Essa é a realidade que Öznur Zayakci, psicóloga clínica da ONG Médicos Sem Fronteiras, responsável pelo programa de saúde mental dos moradores do acampamento de Mitilene, enfrenta diariamente. “Oferecemos - explica ela - um serviço para refugiados que apresentam sintomas de angústia mental devido a tortura, violência física e sexual, tanto em adultos quanto em adolescentes e crianças. A maior parte chega com transtornos de estresse pós-traumático, sintomas de depressão e ansiedade. Algumas crianças chegam com tendências suicidas e de automutilação”, afirma a psicoterapeuta de origem turca, que acrescenta que grande parte dos pacientes presenciou atos de violência e assassinatos enquanto viajavam de seu país de origem e foram submetidos a ameaças, maus-tratos e abusos.
Segundo Zayakci, os refugiados têm necessidade de se sentir fortalecidos e recuperar a autoconfiança para se curar e se integrar e isso exige que reconstruam suas habilidades sociais, mas é difícil fazê-lo sem as condições básicas para se socializar normalmente fora do acampamento. “Eles querem um espaço onde se sintam respeitados, onde possam viver em condições dignas”, diz a psicóloga, aludindo à precariedade de suas moradias, sem luz e aquecimento, principalmente agora que o inverno se aproxima.
Acolher, proteger, promover e integrar
Mas esse quadro desolador não impede aos habitantes do campo de Mitilene de nutrir esperança enquanto aguardam a chegada do Papa Francisco.

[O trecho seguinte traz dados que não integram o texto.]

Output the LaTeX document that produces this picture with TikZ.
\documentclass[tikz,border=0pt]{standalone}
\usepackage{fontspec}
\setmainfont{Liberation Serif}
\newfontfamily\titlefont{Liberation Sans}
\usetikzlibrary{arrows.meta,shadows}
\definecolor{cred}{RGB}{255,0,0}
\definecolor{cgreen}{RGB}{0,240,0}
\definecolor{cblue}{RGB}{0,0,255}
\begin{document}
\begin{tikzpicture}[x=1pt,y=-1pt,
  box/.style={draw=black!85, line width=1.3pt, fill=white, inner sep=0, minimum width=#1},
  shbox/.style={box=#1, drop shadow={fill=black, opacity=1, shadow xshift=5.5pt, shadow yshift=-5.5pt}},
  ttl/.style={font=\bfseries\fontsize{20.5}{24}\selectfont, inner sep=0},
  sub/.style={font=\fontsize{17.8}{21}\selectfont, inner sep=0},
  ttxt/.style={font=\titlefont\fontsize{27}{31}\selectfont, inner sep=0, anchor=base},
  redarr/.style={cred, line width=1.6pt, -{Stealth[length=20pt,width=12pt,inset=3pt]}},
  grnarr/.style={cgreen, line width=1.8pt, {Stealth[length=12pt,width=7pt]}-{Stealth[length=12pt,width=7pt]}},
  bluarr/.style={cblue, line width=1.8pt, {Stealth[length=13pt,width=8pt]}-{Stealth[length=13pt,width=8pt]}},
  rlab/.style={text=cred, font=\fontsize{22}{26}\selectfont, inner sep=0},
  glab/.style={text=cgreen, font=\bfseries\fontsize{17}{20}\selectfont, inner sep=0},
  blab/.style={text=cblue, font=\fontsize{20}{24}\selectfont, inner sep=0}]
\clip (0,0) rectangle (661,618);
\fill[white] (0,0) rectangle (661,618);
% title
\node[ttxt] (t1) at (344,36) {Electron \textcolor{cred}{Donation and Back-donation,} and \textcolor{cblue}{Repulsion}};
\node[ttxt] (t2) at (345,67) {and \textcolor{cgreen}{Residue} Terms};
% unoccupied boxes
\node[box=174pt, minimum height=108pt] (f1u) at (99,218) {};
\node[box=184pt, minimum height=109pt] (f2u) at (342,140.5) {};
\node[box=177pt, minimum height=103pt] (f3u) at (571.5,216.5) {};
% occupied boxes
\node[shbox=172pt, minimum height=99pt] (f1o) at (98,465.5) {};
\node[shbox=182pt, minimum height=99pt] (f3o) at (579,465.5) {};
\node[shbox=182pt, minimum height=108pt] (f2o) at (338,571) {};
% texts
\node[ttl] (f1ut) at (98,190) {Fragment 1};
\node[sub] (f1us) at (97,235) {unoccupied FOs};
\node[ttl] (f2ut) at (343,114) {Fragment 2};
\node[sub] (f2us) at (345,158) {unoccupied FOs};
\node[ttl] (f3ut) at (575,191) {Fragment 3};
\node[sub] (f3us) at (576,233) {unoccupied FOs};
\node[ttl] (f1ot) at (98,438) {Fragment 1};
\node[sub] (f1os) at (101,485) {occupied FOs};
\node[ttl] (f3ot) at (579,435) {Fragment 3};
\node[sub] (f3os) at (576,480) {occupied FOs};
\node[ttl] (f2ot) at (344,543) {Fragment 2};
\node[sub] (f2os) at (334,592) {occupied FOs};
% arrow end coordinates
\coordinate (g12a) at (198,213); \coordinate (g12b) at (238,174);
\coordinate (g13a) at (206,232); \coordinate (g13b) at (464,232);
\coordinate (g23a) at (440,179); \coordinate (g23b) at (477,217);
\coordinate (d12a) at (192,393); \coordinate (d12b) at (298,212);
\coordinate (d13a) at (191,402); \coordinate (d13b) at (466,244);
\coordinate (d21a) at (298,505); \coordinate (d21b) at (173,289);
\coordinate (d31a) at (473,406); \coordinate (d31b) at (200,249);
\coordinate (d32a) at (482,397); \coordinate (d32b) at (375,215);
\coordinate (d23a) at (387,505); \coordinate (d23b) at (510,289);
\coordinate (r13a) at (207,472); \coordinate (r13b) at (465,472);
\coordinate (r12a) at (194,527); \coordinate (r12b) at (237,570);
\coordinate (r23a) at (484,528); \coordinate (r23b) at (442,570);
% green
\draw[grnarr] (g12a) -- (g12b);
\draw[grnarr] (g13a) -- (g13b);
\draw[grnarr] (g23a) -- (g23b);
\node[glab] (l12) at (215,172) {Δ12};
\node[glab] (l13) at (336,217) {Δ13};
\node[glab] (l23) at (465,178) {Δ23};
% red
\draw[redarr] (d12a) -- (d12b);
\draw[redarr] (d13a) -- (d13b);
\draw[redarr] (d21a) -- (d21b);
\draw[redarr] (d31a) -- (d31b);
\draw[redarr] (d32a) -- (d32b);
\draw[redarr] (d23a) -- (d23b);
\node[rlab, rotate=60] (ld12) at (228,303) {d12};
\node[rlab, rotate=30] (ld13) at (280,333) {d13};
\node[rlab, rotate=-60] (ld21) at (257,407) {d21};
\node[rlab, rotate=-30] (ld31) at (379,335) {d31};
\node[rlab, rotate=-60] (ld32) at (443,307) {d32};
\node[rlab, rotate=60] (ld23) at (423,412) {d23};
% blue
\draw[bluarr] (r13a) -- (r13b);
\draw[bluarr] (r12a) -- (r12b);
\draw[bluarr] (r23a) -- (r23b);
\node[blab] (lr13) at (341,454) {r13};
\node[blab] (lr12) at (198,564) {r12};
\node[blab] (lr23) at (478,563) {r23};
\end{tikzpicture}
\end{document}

“As pessoas estão entusiasmadas porque esta é uma oportunidade para compartilhar suas experiências”, disse Anastasia Spiliopoulou, antecipando parte do programa que o Santo Padre cumprirá na ilha, que inclui a escuta atenta dos testemunhos dos deslocados e voluntários.

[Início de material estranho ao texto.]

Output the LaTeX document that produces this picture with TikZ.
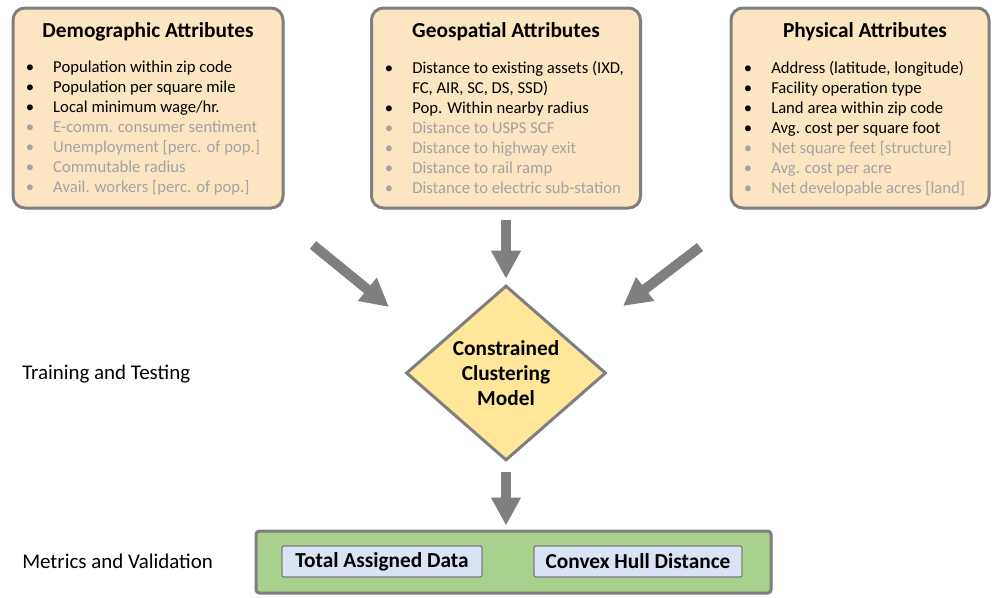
\documentclass[tikz,border=0pt]{standalone}
\usepackage{fontspec}
\setmainfont{Carlito}
\usetikzlibrary{shapes.geometric,arrows.meta,shadows}
\definecolor{boxfill}{HTML}{FCE6C2}
\definecolor{bordergray}{HTML}{7F7F7F}
\definecolor{arrowgray}{HTML}{7F7F7F}
\definecolor{textgray}{HTML}{A3A3A3}
\definecolor{diamondfill}{HTML}{FFE699}
\definecolor{greenfill}{HTML}{A9D18E}
\definecolor{bluefill}{HTML}{DAE3F3}
\newcommand{\bl}[1]{\makebox[18pt][l]{\hspace*{-2.5pt}•}#1}
\newcommand{\gl}[1]{{\color{textgray}\makebox[18pt][l]{\hspace*{-2.5pt}•}#1}}
\tikzset{
  softshadow/.style={drop shadow={shadow xshift=0.8pt, shadow yshift=-0.8pt, opacity=0.35, fill=black}},
  attrbox/.style={draw=bordergray, line width=2.25pt, fill=boxfill, rounded corners=9pt, inner sep=0pt, minimum height=150pt, softshadow},
  attrtitle/.style={font=\bfseries\fontsize{16}{19}\selectfont, inner sep=0pt},
  attrlist/.style={font=\fontsize{12.5}{15}\selectfont, align=left, inner sep=0pt, anchor=north west},
  bigarrow/.style={draw=arrowgray, line width=7.5pt, -{Triangle[length=21pt,width=21pt]}},
  sidelabel/.style={font=\fontsize{15.7}{19}\selectfont, inner sep=0pt, anchor=west},
  metricbox/.style={draw=bordergray, line width=0.9pt, fill=bluefill, rounded corners=1.5pt, minimum height=23.25pt, inner sep=0pt, font=\bfseries\fontsize{16}{19}\selectfont}
}
\begin{document}
\begin{tikzpicture}[x=0.75pt,y=-0.75pt]
\useasboundingbox (0,0) rectangle (992,597);

% attribute boxes
\node[attrbox, minimum width=202.5pt] (demo) at (148,108) {};
\node[attrbox, minimum width=201.75pt] (geo) at (506,108) {};
\node[attrbox, minimum width=193.5pt] (phys) at (860,108) {};

\node[attrtitle] (demotitle) at (148,31.5) {Demographic Attributes};
\node[attrtitle] (geotitle) at (506,31.5) {Geospatial Attributes};
\node[attrtitle] (phystitle) at (865,31.5) {Physical Attributes};

\node[attrlist] (demolist) at (29,61) {%
\bl{Population within zip code}\\
\bl{Population per square mile}\\
\bl{Local minimum wage/hr.}\\
\gl{E-comm. consumer sentiment}\\
\gl{Unemployment [perc. of pop.]}\\
\gl{Commutable radius}\\
\gl{Avail. workers [perc. of pop.]}};

\node[attrlist] (geolist) at (388,61) {%
\bl{Distance to existing assets (IXD,}\\
\hspace*{18pt}FC, AIR, SC, DS, SSD)\\
\bl{Pop. Within nearby radius}\\
\gl{Distance to USPS SCF}\\
\gl{Distance to highway exit}\\
\gl{Distance to rail ramp}\\
\gl{Distance to electric sub-station}};

\node[attrlist] (physlist) at (747,61) {%
\bl{Address (latitude, longitude)}\\
\bl{Facility operation type}\\
\bl{Land area within zip code}\\
\bl{Avg. cost per square foot}\\
\gl{Net square feet [structure]}\\
\gl{Avg. cost per acre}\\
\gl{Net developable acres [land]}};

% model
\node[diamond, draw=bordergray, line width=2.25pt, fill=diamondfill, aspect=1.14,
      minimum width=150pt, minimum height=131.25pt, inner sep=0pt, align=center,
      font=\bfseries\fontsize{16}{18.75}\selectfont] (model) at (506,373)
      {Constrained\\Clustering\\Model};

% metrics
\node[draw=bordergray, line width=2.25pt, fill=greenfill, rounded corners=2.5pt,
      minimum width=386.25pt, minimum height=46.5pt, inner sep=0pt, softshadow] (metrics) at (513.5,562) {};
\node[metricbox, minimum width=150pt] (total) at (382,561.5) {Total Assigned Data};
\node[metricbox, minimum width=156pt] (hull) at (638,561.5) {Convex Hull Distance};

% side labels
\node[sidelabel] (train) at (22,374) {Training and Testing};
\node[sidelabel] (valid) at (22,561) {Metrics and Validation};

% arrows
\coordinate (l1) at (313,245);
\coordinate (l2) at (389,307);
\coordinate (r1) at (700,247);
\coordinate (r2) at (623,306);
\draw[bigarrow] (l1) -- (l2);
\draw[bigarrow] (r1) -- (r2);
\draw[bigarrow, shorten <=7.5pt, shorten >=4pt] (geo.south) -- (model.north);
\draw[bigarrow, shorten <=7.5pt, shorten >=3pt] (model.south) -- (model.south |- metrics.north);
\end{tikzpicture}
\end{document}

Para estes, a presença do Sucessor de Pedro é também um grande suporte para o seu árduo trabalho, que põe termo à indiferença global que muitas vezes envolve milhões de refugiados em todo o mundo. “Esta é uma oportunidade para todos nós acolhermos, protegermos, promovermos e integrarmos. É importante para a Caritas Hellas, para a Grécia e para a Europa nos concentrarmos nestes quatro verbos”, afirma Spiliopoulou, referindo-se às quatro ações que o Papa tem repetidamente instado governos e empresas a se moverem em relação aos migrantes.